GEORGE TOWN: Despite recently announcing a ban on short-term rental homes or homestays, the Penang government now says it is open to the option of regulating the activity.
State tourism and creative economy committee chairman Yeoh Soon Hin said for this, many parties such as the tourism ministry (Motac), the housing ministry and local councils would need to be involved.
He said short-term rental homes or homestays had created unfair competition for licensed hotels that abide by Motac’s regulations, including paying taxes and hotel fees.
“We will discuss with all the ministries and agencies involved to set up new rules and regulations for short-term rental homes or homestays in the state,” he told reporters at an event here today.

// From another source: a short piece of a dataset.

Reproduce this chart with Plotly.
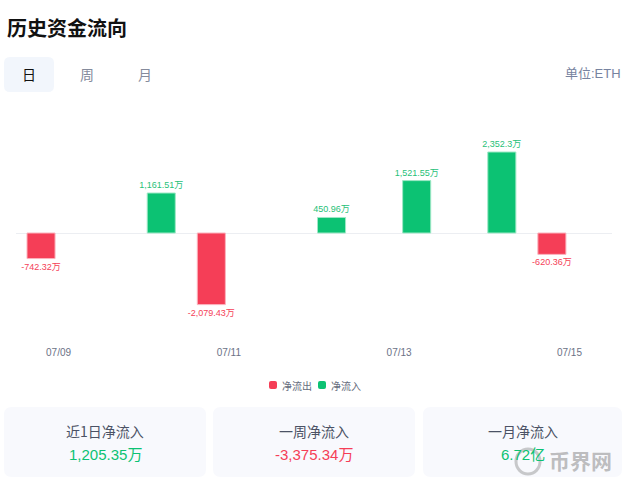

Last month, state housing, local government, town and country planning committee chairman Jagdeep Singh Deo announced that the state had agreed to disallow “check-ins” at landed and high-rise buildings for short-term rental homes or homestays, based on numerous complaints from residents’ groups at apartments, condominiums and residential neighbourhoods.
Yeoh explained today that the ban would apply solely to high-rise buildings with residential titles, which prohibits owners from renting out their premises on a short-term basis.
He said Penang intended to ban something like Airbnb, an online marketplace for lodging, in which apartment or condominium units are rented out on a short-term basis to tourists.
Yeoh said the ban would not apply to kampung-style homestays as it was also allowed by Motac as a tourism product, adding that the state government had yet to decide when the ban would take effect.